→ **STATED GOAL**
Find how many lines contain the word "this" and state that number alone.

→ **GIVEN DATA**

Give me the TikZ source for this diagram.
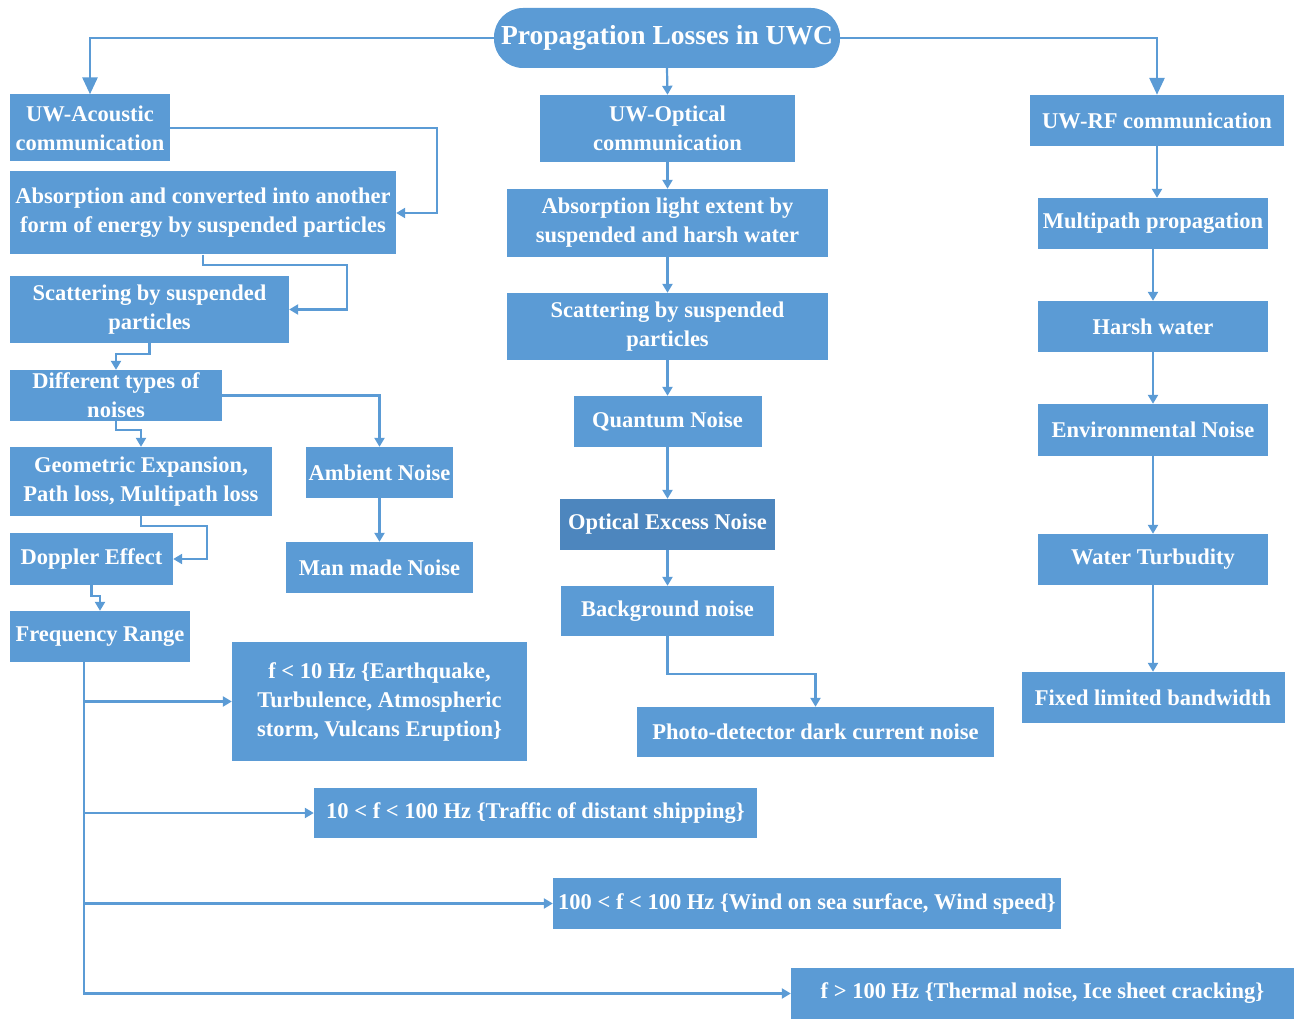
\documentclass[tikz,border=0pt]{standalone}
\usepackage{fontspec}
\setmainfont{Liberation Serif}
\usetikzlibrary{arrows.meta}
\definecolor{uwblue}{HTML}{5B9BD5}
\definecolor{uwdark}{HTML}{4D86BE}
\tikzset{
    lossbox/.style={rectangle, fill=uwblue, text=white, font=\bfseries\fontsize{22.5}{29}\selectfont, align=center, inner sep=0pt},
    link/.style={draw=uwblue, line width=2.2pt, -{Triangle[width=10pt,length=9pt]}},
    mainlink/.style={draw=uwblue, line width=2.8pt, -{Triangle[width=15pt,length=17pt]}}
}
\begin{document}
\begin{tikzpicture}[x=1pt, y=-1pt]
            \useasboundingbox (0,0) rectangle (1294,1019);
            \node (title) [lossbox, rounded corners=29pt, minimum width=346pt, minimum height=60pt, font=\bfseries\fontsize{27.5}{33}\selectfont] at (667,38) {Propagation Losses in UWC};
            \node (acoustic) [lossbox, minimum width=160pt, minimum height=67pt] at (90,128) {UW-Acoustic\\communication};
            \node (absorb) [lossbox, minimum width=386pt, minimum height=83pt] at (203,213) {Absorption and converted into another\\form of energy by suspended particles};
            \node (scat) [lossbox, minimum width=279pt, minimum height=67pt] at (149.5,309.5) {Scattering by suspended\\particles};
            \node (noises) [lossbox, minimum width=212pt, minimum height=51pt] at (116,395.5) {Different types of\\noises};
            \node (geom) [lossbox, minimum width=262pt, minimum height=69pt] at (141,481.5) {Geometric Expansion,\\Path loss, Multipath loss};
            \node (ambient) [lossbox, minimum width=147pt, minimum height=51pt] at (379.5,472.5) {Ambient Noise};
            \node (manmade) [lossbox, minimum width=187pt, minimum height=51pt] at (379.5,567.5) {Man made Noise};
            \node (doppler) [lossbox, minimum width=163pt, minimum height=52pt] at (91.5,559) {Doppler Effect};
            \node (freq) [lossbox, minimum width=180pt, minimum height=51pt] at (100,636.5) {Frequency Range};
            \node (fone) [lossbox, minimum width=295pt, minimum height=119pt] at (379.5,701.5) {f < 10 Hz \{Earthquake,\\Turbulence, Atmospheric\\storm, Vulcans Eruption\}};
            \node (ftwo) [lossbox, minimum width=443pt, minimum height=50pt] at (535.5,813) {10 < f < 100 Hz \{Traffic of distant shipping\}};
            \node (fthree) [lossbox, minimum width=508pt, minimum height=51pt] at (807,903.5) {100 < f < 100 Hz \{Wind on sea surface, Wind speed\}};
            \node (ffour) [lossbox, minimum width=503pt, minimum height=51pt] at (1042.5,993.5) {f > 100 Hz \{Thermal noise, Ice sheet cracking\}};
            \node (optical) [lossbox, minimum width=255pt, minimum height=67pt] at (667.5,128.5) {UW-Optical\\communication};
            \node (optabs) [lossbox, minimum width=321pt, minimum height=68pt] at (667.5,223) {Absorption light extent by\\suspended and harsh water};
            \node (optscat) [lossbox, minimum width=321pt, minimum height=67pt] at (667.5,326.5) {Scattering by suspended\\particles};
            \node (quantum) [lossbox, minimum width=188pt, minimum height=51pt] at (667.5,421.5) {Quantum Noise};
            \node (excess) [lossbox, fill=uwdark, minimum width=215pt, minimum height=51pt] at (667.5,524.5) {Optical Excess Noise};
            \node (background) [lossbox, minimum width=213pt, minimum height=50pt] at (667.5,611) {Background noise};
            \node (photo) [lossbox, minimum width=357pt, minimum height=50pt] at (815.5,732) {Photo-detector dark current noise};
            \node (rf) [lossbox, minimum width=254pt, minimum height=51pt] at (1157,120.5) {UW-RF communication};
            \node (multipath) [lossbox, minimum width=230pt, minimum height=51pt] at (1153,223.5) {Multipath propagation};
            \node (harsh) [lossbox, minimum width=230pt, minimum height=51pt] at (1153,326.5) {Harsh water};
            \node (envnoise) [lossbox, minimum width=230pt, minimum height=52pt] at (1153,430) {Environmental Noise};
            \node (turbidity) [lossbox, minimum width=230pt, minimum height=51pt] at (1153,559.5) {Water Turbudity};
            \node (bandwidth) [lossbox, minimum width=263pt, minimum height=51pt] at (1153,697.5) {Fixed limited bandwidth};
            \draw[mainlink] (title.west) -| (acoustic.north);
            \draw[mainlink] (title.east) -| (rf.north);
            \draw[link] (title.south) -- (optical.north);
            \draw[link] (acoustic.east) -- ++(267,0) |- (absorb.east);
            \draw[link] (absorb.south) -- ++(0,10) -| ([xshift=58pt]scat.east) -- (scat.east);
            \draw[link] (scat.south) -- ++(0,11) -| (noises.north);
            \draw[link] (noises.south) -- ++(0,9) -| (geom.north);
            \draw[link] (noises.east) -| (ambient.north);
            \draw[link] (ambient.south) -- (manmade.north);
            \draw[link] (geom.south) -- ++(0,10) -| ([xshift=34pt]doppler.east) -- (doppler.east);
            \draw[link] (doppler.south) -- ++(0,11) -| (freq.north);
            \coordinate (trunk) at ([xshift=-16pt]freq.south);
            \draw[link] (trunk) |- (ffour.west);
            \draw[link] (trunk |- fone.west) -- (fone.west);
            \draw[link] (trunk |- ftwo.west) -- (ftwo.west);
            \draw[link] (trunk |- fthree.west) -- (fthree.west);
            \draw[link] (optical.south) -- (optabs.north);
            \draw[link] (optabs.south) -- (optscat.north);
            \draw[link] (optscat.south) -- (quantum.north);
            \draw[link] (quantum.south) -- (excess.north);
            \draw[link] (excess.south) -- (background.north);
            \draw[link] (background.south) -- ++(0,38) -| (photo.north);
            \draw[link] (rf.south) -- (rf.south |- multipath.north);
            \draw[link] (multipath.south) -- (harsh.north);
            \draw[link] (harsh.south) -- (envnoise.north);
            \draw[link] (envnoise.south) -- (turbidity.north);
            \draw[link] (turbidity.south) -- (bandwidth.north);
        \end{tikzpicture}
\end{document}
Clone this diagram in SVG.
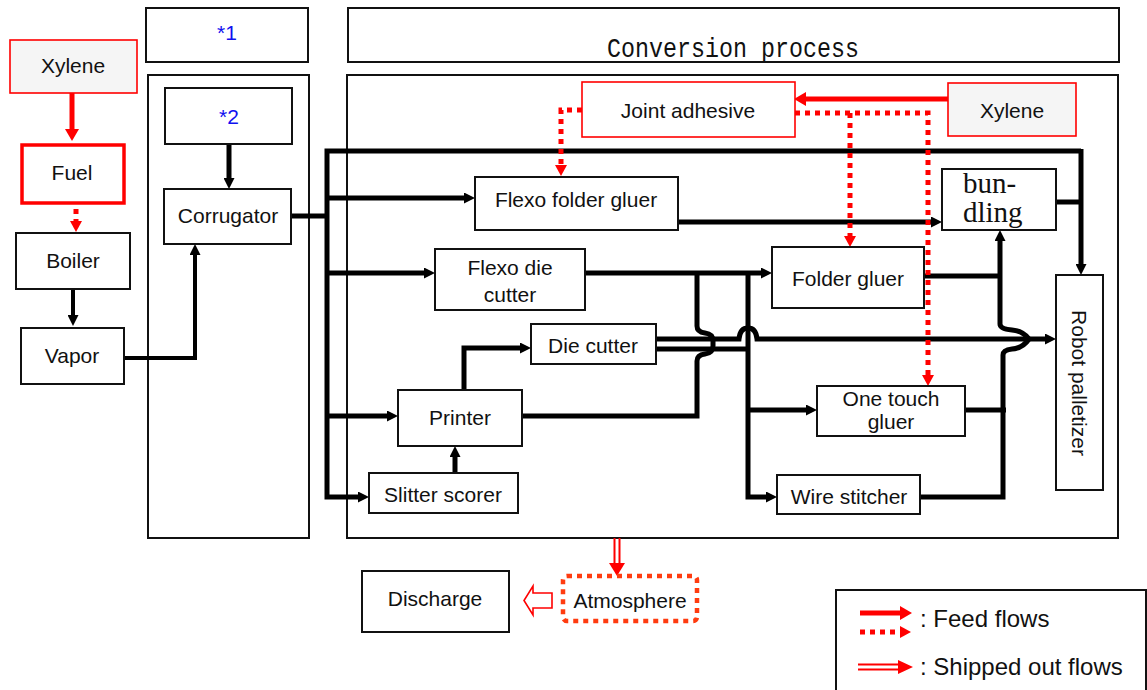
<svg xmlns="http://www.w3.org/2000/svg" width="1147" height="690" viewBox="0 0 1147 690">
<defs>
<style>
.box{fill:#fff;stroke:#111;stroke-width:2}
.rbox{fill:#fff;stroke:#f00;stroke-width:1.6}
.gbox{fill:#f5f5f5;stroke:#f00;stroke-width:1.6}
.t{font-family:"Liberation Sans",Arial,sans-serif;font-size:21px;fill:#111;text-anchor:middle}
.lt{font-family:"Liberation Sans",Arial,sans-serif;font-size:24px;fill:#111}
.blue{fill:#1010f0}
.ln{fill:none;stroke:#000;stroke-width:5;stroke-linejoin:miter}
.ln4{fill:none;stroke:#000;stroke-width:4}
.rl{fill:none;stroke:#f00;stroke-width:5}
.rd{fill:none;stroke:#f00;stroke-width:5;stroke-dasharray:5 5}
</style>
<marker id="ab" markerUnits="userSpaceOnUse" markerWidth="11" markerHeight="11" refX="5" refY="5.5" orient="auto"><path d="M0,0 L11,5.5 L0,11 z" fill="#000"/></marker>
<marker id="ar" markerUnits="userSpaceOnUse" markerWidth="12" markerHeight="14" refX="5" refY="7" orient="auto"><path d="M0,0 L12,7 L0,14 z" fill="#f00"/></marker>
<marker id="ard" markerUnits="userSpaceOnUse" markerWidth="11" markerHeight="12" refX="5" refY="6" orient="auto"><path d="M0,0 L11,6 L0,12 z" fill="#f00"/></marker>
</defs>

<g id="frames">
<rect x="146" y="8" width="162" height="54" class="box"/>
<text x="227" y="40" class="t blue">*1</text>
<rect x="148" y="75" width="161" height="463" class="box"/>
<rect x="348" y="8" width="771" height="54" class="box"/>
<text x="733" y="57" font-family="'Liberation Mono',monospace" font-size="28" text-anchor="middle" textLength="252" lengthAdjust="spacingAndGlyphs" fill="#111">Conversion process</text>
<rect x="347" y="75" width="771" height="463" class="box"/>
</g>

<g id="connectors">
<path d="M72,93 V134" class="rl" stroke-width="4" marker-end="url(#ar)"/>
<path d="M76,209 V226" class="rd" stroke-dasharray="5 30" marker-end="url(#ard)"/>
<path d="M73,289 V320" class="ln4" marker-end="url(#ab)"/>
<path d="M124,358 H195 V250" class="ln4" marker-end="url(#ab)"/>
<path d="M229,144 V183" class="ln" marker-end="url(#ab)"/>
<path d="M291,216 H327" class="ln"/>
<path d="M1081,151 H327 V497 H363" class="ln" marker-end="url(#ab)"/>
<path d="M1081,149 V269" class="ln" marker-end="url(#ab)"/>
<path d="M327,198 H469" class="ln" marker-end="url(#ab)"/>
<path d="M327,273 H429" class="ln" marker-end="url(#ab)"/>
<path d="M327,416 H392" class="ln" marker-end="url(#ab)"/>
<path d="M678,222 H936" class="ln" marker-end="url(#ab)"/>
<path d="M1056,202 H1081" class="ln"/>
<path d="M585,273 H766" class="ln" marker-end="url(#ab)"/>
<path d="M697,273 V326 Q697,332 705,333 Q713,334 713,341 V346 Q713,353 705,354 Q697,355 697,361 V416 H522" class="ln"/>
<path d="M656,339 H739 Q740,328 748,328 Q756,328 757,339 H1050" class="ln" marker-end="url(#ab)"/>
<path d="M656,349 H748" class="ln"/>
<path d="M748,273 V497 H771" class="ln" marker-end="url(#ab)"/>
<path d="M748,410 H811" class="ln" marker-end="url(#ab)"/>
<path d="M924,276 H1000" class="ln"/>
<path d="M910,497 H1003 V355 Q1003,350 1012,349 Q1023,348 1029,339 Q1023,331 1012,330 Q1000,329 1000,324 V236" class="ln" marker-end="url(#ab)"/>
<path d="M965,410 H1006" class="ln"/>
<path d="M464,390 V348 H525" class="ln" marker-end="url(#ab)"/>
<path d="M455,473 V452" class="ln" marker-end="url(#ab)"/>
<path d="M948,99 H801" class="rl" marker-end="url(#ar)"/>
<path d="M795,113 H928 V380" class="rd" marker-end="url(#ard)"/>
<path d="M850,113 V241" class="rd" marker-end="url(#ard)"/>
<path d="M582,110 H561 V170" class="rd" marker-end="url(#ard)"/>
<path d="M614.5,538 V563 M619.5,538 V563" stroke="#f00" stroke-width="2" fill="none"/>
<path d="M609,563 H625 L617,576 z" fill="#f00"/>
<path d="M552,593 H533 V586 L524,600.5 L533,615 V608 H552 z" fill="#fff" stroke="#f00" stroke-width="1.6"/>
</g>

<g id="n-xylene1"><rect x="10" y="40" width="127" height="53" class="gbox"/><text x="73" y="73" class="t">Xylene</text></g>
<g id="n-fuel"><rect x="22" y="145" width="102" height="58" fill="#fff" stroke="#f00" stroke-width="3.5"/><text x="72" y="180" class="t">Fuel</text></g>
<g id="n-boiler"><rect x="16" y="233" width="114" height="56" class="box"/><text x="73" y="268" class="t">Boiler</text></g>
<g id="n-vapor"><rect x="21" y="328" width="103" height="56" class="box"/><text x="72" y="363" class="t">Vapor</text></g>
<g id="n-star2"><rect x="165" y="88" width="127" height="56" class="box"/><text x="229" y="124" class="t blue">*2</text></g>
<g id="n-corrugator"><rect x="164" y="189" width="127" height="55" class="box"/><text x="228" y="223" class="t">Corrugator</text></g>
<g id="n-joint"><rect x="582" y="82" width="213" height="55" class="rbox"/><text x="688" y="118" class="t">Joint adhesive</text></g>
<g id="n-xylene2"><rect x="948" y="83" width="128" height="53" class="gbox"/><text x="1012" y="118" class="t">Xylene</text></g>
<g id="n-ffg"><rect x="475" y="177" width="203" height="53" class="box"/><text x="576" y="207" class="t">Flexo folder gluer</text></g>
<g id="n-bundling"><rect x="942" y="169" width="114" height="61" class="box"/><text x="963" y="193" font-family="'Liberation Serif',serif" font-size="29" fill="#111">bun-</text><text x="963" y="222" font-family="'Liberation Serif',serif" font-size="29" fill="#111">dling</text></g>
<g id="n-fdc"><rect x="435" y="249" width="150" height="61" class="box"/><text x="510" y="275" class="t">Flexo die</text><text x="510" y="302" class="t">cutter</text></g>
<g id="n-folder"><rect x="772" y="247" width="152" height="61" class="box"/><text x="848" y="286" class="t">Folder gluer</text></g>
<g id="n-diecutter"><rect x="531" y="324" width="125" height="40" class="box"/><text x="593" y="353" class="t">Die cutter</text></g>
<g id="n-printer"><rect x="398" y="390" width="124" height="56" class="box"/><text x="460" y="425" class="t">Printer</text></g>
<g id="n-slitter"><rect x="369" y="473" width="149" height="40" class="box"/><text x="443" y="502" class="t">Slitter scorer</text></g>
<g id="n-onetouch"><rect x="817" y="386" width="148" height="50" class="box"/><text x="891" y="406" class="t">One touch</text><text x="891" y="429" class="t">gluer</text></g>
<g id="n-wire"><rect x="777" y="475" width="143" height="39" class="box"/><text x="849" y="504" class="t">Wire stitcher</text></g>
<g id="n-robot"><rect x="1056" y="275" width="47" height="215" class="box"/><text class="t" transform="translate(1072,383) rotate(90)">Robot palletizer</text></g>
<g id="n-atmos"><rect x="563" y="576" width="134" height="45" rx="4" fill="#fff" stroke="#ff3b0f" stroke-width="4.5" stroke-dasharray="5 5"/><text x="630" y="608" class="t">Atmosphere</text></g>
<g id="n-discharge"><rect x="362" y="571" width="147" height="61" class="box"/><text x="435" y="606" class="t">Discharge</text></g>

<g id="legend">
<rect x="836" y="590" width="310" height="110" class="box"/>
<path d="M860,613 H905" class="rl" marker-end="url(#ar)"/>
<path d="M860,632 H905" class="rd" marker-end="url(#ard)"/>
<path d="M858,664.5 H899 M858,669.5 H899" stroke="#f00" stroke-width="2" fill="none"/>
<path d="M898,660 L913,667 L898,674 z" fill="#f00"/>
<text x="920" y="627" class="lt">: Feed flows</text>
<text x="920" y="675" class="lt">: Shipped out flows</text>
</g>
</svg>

→ **SOLUTION TO THE EXERCISE**
2